Helping Your Business Find a New Owner
It may be helpful to have some knowledge of the loans available to interested buyers. One great financing option when purchasing a business is a loan through the Small Business Administration (SBA). The SBA 7(a) guaranteed loan program is built to finance goodwill and business assets for individuals looking to buy a business. Some of the benefits of SBA financing include:
- Longer terms — up to 10 years financing
- Loan amounts up to $5,000,000
- Competitive rates and terms
- Potentially as little as 10 percent equity from the buyer
- Seller financing available to limit buyer down payment
- Other options include business term loans and lines of credit.
Price and Payments
Price is only one component of the sale of your business. Consider how long you are willing to consult or work through the transition. Since time is your most important commodity, a sale with a three-year consulting agreement may be much less attractive than a sale with a one-year agreement. If you plan to start a new business, a non-compete agreement becomes extremely important.
Another important component is whether you receive a one-time cash payment or payments over time. While conventional wisdom may be to “take the money and run,” in this low interest rate environment consideration should be given to holding a note. A properly collateralized note may bring a much higher return to the business owner and provide tax advantages when recognizing the gains. Additionally, if the prospects are great for business growth, and you will be consulting for a number a years, an earn-out agreement may allow for a larger payout than a one-time sale. Each of these options has pros and cons, which is why business owners need to surround themselves with advisors who are knowledgeable about the many different scenarios.
Timing is Everything
It is ideal to sell during the optimal time in your industry cycle, as well as a friendly economic environment, when banks are lending money and/or private equity is readily available to finance the sale of your business. During the financial crisis, very few successful sales were completed, as the capital simply wasn’t available. In the current environment, low interest rates create more capacity for debt service. Banks are lending more money, and private equity is flush with capital to finance deals.
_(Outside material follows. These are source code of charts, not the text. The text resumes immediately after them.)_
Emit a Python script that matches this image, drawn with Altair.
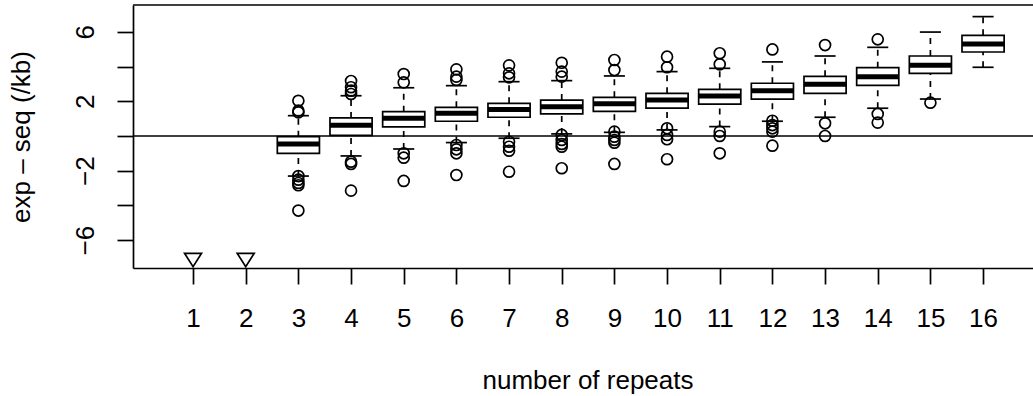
import altair as alt
import pandas as pd

# ---- data ----
reps = [3, 4, 5, 6, 7, 8, 9, 10, 11, 12, 13, 14, 15, 16]
q1 = [-1.00, 0.04, 0.52, 0.85, 1.08, 1.27, 1.42, 1.61, 1.84, 2.13, 2.46, 2.92, 3.61, 4.84]
med = [-0.46, 0.62, 1.02, 1.31, 1.52, 1.69, 1.86, 2.07, 2.31, 2.61, 2.98, 3.42, 4.07, 5.30]
q3 = [-0.04, 1.04, 1.40, 1.65, 1.88, 2.07, 2.23, 2.46, 2.69, 3.04, 3.44, 3.94, 4.61, 5.80]
lw = [-2.31, -1.15, -0.75, -0.38, -0.13, 0.12, 0.21, 0.35, 0.54, 0.85, 1.08, 1.60, 2.13, 3.96]
uw = [1.17, 2.32, 2.78, 2.90, 3.13, 3.19, 3.46, 3.71, 3.90, 4.27, 4.61, 5.11, 5.99, 6.88]

outliers = {
    3: [2.03, 1.46, 1.36, -2.31, -2.52, -2.71, -2.84, -4.30],
    4: [3.17, 2.81, 2.61, 2.42, -1.48, -1.61, -3.15],
    5: [3.57, 3.09, -1.00, -1.25, -2.59],
    6: [3.84, 3.42, 3.23, -0.52, -0.77, -1.00, -2.25],
    7: [4.07, 3.61, 3.38, -0.33, -0.62, -0.85, -2.06],
    8: [4.22, 3.71, 3.42, 0.06, -0.23, -0.46, -0.62, -1.86],
    9: [4.38, 3.80, 0.25, -0.04, -0.23, -0.39, -1.61],
    10: [4.57, 3.96, 0.44, 0.06, -0.19, -1.34],
    11: [4.77, 4.13, 0.25, 0.00, -1.00],
    12: [4.99, 0.88, 0.63, 0.44, 0.25, -0.56],
    13: [5.24, 0.73, 0.00],
    14: [5.57, 1.27, 0.77],
    15: [1.92],
    16: [],
}

offscale_reps = [1, 2]
offscale_val = [-7.15, -7.15]

x_ticks = list(range(1, 17))
y_ticks = [-6, -4, -2, 0, 2, 4, 6]

# ---- tables ----
box_df = pd.DataFrame(dict(rep=reps, q1=q1, med=med, q3=q3, lw=lw, uw=uw))
out_df = pd.DataFrame(
    [(r, v) for r, vals in outliers.items() for v in vals], columns=["rep", "val"]
)
off_df = pd.DataFrame(dict(rep=offscale_reps, val=offscale_val))

FONT = "Liberation Sans"
W, H = 900, 263
SW = 1.7

xscale = alt.Scale(domain=[-0.14, 16.948], nice=False, zero=False)
yscale = alt.Scale(domain=[-7.61, 7.55], nice=False, zero=False)

xaxis = alt.Axis(
    values=x_ticks, format="d", labelAngle=0, labelAlign="center",
    labelBaseline="alphabetic", labelPadding=42, tickSize=16, tickWidth=SW,
    tickColor="black", domainColor="black", domainWidth=SW, grid=False,
    labelFont=FONT, labelFontSize=26, labelColor="black", labelOverlap=False,
    labelFlush=False, title="number of repeats", titleFont=FONT,
    titleFontSize=26, titleFontWeight="normal", titleColor="black",
    titleX=454.5, titleY=120.6, titleAlign="center", titleBaseline="alphabetic",
)
yaxis = alt.Axis(
    values=y_ticks, labelExpr="abs(datum.value) % 4 == 2 ? datum.label : ''",
    labelAngle=270, labelAlign="center", labelBaseline="alphabetic",
    labelPadding=24, tickSize=16, tickWidth=SW, tickColor="black",
    domainColor="black", domainWidth=SW, grid=False, labelFont=FONT,
    labelFontSize=26, labelColor="black", labelOverlap=False, labelFlush=False,
    title="exp – seq (/kb)", titleFont=FONT, titleFontSize=26,
    titleFontWeight="normal", titleColor="black", titleAngle=270,
    titleX=-103.5, titleY=131.5, titleAlign="center", titleBaseline="alphabetic",
)

X = lambda f: alt.X(f, type="quantitative", scale=xscale, axis=xaxis)
Y = lambda f: alt.Y(f, type="quantitative", scale=yscale, axis=yaxis)

base = alt.Chart(box_df).transform_calculate(
    bl="datum.rep - 0.4", br="datum.rep + 0.4",
    cl="datum.rep - 0.2", cr="datum.rep + 0.2",
)

whisk_up = base.mark_rule(color="black", strokeWidth=SW, strokeDash=[6, 6]).encode(
    x=X("rep"), y=Y("q3"), y2="uw:Q")
whisk_lo = base.mark_rule(color="black", strokeWidth=SW, strokeDash=[6, 6]).encode(
    x=X("rep"), y=Y("lw"), y2="q1:Q")
cap_up = base.mark_rule(color="black", strokeWidth=SW).encode(
    x=X("cl"), x2="cr:Q", y=Y("uw"))
cap_lo = base.mark_rule(color="black", strokeWidth=SW).encode(
    x=X("cl"), x2="cr:Q", y=Y("lw"))
boxes = base.mark_rect(fill="white", stroke="black", strokeWidth=SW).encode(
    x=X("bl"), x2="br:Q", y=Y("q1"), y2="q3:Q")
medians = base.mark_rule(color="black", strokeWidth=5).encode(
    x=X("bl"), x2="br:Q", y=Y("med"))

outs = alt.Chart(out_df).mark_point(
    shape="circle", filled=False, size=120, strokeWidth=SW, color="black", opacity=1
).encode(x=X("rep"), y=Y("val"))

tri = alt.Chart(off_df).mark_point(
    shape="M-1,-0.79L1,-0.79L0,0.79Z", filled=False, size=289,
    strokeWidth=SW, color="black", opacity=1
).encode(x=X("rep"), y=Y("val"))

zero = alt.Chart(pd.DataFrame({"z": [0]})).mark_rule(
    color="black", strokeWidth=SW).encode(y=Y("z"))

top = alt.Chart(pd.DataFrame({"z": [0]})).mark_rule(
    color="black", strokeWidth=SW).encode(
    y=alt.value(0), x=alt.value(0), x2=alt.value(W))

chart = alt.layer(
    whisk_up, whisk_lo, boxes, medians, cap_up, cap_lo, outs, tri, zero, top
).properties(
    width=W, height=H,
    autosize=alt.AutoSizeParams(type="none"),
    padding={"left": 133, "top": 5, "right": 0, "bottom": 128},
    background="white",
).configure_view(stroke=None)

chart.save("out.html", embed_options={"renderer": "svg", "actions": False})
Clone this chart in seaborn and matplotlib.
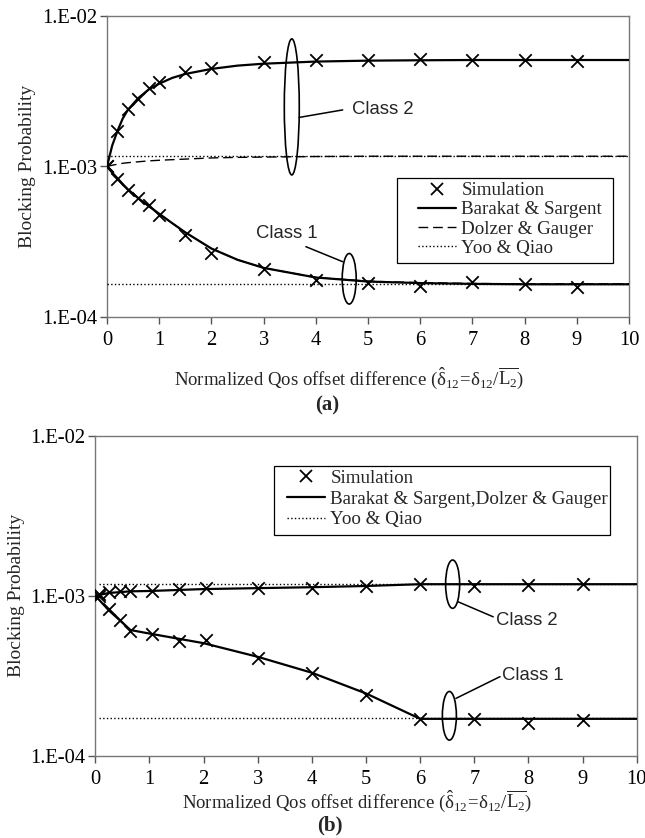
import numpy as np
import pandas as pd
import matplotlib
matplotlib.use('Agg')
import matplotlib.pyplot as plt
import seaborn as sns
from matplotlib.patches import Ellipse, Rectangle
from matplotlib.lines import Line2D
from matplotlib.ticker import FixedLocator, FuncFormatter, NullLocator

# ---- panel (a) data ----
sim_x_a = [0, 0.2, 0.4, 0.6, 0.8, 1, 1.5, 2, 3, 4, 5, 6, 7, 8, 9]
sim_c2_a = [1.0e-3, 1.72e-3, 2.42e-3, 2.83e-3, 3.33e-3, 3.65e-3, 4.25e-3, 4.48e-3,
            4.91e-3, 5.07e-3, 5.07e-3, 5.19e-3, 5.1e-3, 5.1e-3, 5.05e-3]
sim_c1_a = [1.0e-3, 8.28e-4, 7.03e-4, 6.18e-4, 5.52e-4, 4.76e-4, 3.5e-4, 2.68e-4,
            2.1e-4, 1.77e-4, 1.69e-4, 1.61e-4, 1.72e-4, 1.65e-4, 1.59e-4]

model_x_a = [0, 0.1, 0.2, 0.3, 0.4, 0.6, 0.8, 1, 1.25, 1.5, 2, 2.5, 3, 4, 5, 6, 7, 8, 9, 10]
bs_c2_a = [1.0e-3, 1.38e-3, 1.72e-3, 2.08e-3, 2.38e-3, 2.85e-3, 3.25e-3, 3.55e-3, 3.88e-3,
           4.12e-3, 4.45e-3, 4.68e-3, 4.82e-3, 4.98e-3, 5.05e-3, 5.08e-3, 5.1e-3, 5.1e-3,
           5.1e-3, 5.1e-3]
bs_c1_a = [1.0e-3, 9.1e-4, 8.35e-4, 7.65e-4, 7.05e-4, 6.15e-4, 5.45e-4, 4.85e-4, 4.2e-4,
           3.65e-4, 2.85e-4, 2.4e-4, 2.12e-4, 1.83e-4, 1.72e-4, 1.68e-4, 1.66e-4, 1.65e-4,
           1.65e-4, 1.65e-4]
dg_c2_a = [1.0e-3, 1.02e-3, 1.035e-3, 1.05e-3, 1.06e-3, 1.075e-3, 1.09e-3, 1.1e-3, 1.11e-3,
           1.12e-3, 1.14e-3, 1.15e-3, 1.155e-3, 1.165e-3, 1.17e-3, 1.17e-3, 1.17e-3, 1.17e-3,
           1.17e-3, 1.17e-3]
dg_c1_a = [1.0e-3, 9.1e-4, 8.35e-4, 7.65e-4, 7.05e-4, 6.15e-4, 5.45e-4, 4.85e-4, 4.2e-4,
           3.65e-4, 2.85e-4, 2.4e-4, 2.12e-4, 1.83e-4, 1.73e-4, 1.69e-4, 1.67e-4, 1.66e-4,
           1.66e-4, 1.66e-4]
yoo_x_a = [0, 10]
yoo_c2_a = [1.17e-3, 1.17e-3]
yoo_c1_a = [1.66e-4, 1.66e-4]

# ---- panel (b) data ----
sim_x_b = [0.07, 0.25, 0.45, 0.65, 1.05, 1.55, 2.05, 3, 4, 5, 6, 7, 8, 9]
sim_c2_b = [1.025e-3, 1.05e-3, 1.07e-3, 1.07e-3, 1.07e-3, 1.1e-3, 1.12e-3, 1.125e-3,
            1.12e-3, 1.15e-3, 1.18e-3, 1.15e-3, 1.16e-3, 1.19e-3]
sim_c1_b = [1.0e-3, 8.3e-4, 7.05e-4, 6.0e-4, 5.76e-4, 5.23e-4, 5.28e-4, 4.1e-4,
            3.27e-4, 2.39e-4, 1.7e-4, 1.69e-4, 1.61e-4, 1.68e-4]

model_x_b = [0, 0.25, 0.65, 1, 2, 3, 4, 5, 6, 7, 8, 9, 10]
bs_c2_b = [1.0e-3, 1.04e-3, 1.065e-3, 1.07e-3, 1.1e-3, 1.115e-3, 1.13e-3, 1.15e-3,
           1.18e-3, 1.18e-3, 1.18e-3, 1.18e-3, 1.18e-3]
bs_c1_b = [1.0e-3, 8.1e-4, 6.1e-4, 5.8e-4, 5.05e-4, 4.15e-4, 3.3e-4, 2.45e-4,
           1.7e-4, 1.7e-4, 1.7e-4, 1.7e-4, 1.7e-4]
yoo_x_b = [0.07, 10]
yoo_c2_b = [1.18e-3, 1.18e-3]
yoo_c1_b = [1.71e-4, 1.71e-4]

xticks = list(range(0, 11))
ytick_vals = [1e-4, 1e-3, 1e-2]

sns.set_style('ticks')
plt.rcParams['font.family'] = ['Liberation Serif', 'DejaVu Serif']
plt.rcParams['mathtext.fontset'] = 'custom'
plt.rcParams['mathtext.rm'] = 'Liberation Serif'
plt.rcParams['mathtext.it'] = 'Liberation Serif:italic'

PX = 72 / 100  # pixel -> points at dpi 100
fig = plt.figure(figsize=(6.45, 8.38), dpi=100)
ax_a = fig.add_axes([107 / 645, 1 - 317 / 838, 522 / 645, 301 / 838])
ax_b = fig.add_axes([95.3 / 645, 1 - 755.7 / 838, 541.4 / 645, 320 / 838])

xlabel = (r'Normalized Qos offset difference ('
          r'$\mathrm{\hat{\delta}_{12}\!=\!\delta_{12}/\overline{L_2}}$)')


def style_axes(ax):
    ax.set_yscale('log')
    ax.set_xlim(0, 10)
    ax.set_ylim(1e-4, 1e-2)
    ax.xaxis.set_major_locator(FixedLocator(xticks))
    ax.yaxis.set_major_locator(FixedLocator(ytick_vals))
    ax.yaxis.set_minor_locator(NullLocator())
    ax.yaxis.set_major_formatter(FuncFormatter(lambda v, p: '1.E-%02d' % round(-np.log10(v))))
    ax.tick_params(direction='out', length=5, width=1, colors='#555555',
                   labelcolor='black', labelsize=20.5 * PX)
    ax.tick_params(axis='x', pad=5)
    ax.tick_params(axis='y', pad=2)
    for s in ax.spines.values():
        s.set_color('#777777')
        s.set_linewidth(1)
    ax.set_ylabel('Blocking Probability', fontsize=19.5 * PX)


def draw_sim(ax, x, y):
    sns.scatterplot(x=x, y=y, ax=ax, marker='x', color='black', s=80, linewidth=1.3,
                    zorder=4, legend=False)


def draw_line(ax, x, y, ls, lw):
    sns.lineplot(x=x, y=y, ax=ax, color='black', linestyle=ls, linewidth=lw,
                 zorder=3, legend=False)


def class_note(ax, ell, line, text_xy, text, ha='left'):
    ax.add_patch(Ellipse(ell[:2], ell[2], ell[3], transform=ax.transAxes,
                         fill=False, ec='black', lw=1.2, zorder=6))
    ax.add_line(Line2D(line[0], line[1], transform=ax.transAxes, color='black', lw=1.1,
                       zorder=6))
    ax.text(text_xy[0], text_xy[1], text, transform=ax.transAxes, ha=ha, va='center',
            fontsize=18.5 * PX, family=['Liberation Sans', 'DejaVu Sans'])


def boxed_legend(ax, handles, labels, box, anchor, spacing):
    x0, y0, x1, y1 = box
    ax.add_patch(Rectangle((x0, y0), x1 - x0, y1 - y0, transform=ax.transAxes,
                           facecolor='white', edgecolor='black', lw=0.9, zorder=7))
    leg = ax.legend(handles, labels, loc='upper left', bbox_to_anchor=anchor,
                    fontsize=19 * PX, frameon=False, borderaxespad=0, borderpad=0,
                    labelspacing=spacing, handlelength=2.02, handletextpad=0.26)
    leg.set_zorder(8)


# ---------------- panel (a) ----------------
ax = ax_a
style_axes(ax)
draw_line(ax, yoo_x_a, yoo_c2_a, ':', 1.0)
draw_line(ax, yoo_x_a, yoo_c1_a, ':', 1.0)
draw_line(ax, model_x_a, dg_c2_a, (0, (7, 3.5)), 1.0)
draw_line(ax, model_x_a, dg_c1_a, (0, (7, 3.5)), 1.0)
draw_line(ax, model_x_a, bs_c2_a, '-', 1.6)
draw_line(ax, model_x_a, bs_c1_a, '-', 1.6)
draw_sim(ax, sim_x_a, sim_c2_a)
draw_sim(ax, sim_x_a, sim_c1_a)
ax.yaxis.set_label_coords(-0.136, 0.5)
ax.set_xlabel(xlabel, fontsize=18.8 * PX)
ax.xaxis.set_label_coords(0.463, -0.16)

class_note(ax, (0.354, 0.698, 0.0287, 0.452), ([0.368, 0.4515], [0.663, 0.688]),
           (0.469, 0.688), 'Class 2')
class_note(ax, (0.464, 0.127, 0.0268, 0.168), ([0.381, 0.4515], [0.2336, 0.1837]),
           (0.344, 0.279), 'Class 1', ha='center')

handles_a = [Line2D([], [], color='black', marker='x', ls='none', ms=8.5, mew=1.3),
             Line2D([], [], color='black', ls='-', lw=1.6),
             Line2D([], [], color='black', ls=(0, (7, 3.5)), lw=1.0),
             Line2D([], [], color='black', ls=':', lw=1.0)]
labels_a = ['Simulation', 'Barakat & Sargent', 'Dolzer & Gauger', 'Yoo & Qiao']
boxed_legend(ax, handles_a, labels_a, (0.555, 0.178, 0.969, 0.461), (0.596, 0.449), 0.1)

# ---------------- panel (b) ----------------
ax = ax_b
style_axes(ax)
draw_line(ax, yoo_x_b, yoo_c2_b, ':', 1.0)
draw_line(ax, yoo_x_b, yoo_c1_b, ':', 1.0)
draw_line(ax, model_x_b, bs_c2_b, '-', 1.6)
draw_line(ax, model_x_b, bs_c1_b, '-', 1.6)
draw_sim(ax, sim_x_b, sim_c2_b)
draw_sim(ax, sim_x_b, sim_c1_b)
ax.yaxis.set_label_coords(-0.130, 0.5)
ax.set_xlabel(xlabel, fontsize=18.8 * PX)
ax.xaxis.set_label_coords(0.483, -0.103)

class_note(ax, (0.660, 0.536, 0.0259, 0.151), ([0.670, 0.735], [0.481, 0.434]),
           (0.740, 0.421), 'Class 2')
class_note(ax, (0.654, 0.1247, 0.0259, 0.152), ([0.666, 0.7475], [0.179, 0.247]),
           (0.752, 0.252), 'Class 1')

handles_b = [handles_a[0], handles_a[1], handles_a[3]]
labels_b = ['Simulation', 'Barakat & Sargent,Dolzer & Gauger', 'Yoo & Qiao']
boxed_legend(ax, handles_b, labels_b, (0.330, 0.690, 0.9507, 0.906), (0.354, 0.8934), 0.17)

fig.text(327 / 645, 1 - 405 / 838, '(a)', ha='center', va='center',
         fontsize=21 * PX, fontweight='bold')
fig.text(330 / 645, 1 - 825 / 838, '(b)', ha='center', va='center',
         fontsize=21 * PX, fontweight='bold')

fig.savefig('out.png', dpi=100)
As head of operations, client relations and strategic decisions, it will be difficult to sell your business, maximize value and walk away into the sunset. It is important to begin delegating management of day-to-day operations and turn your focus to strategy and increasing profitability to make the company more attractive to potential purchasers. You can spend a lifetime implementing new business strategies. The key to a successful sale is to begin planning early with a team of trusted professionals at your side.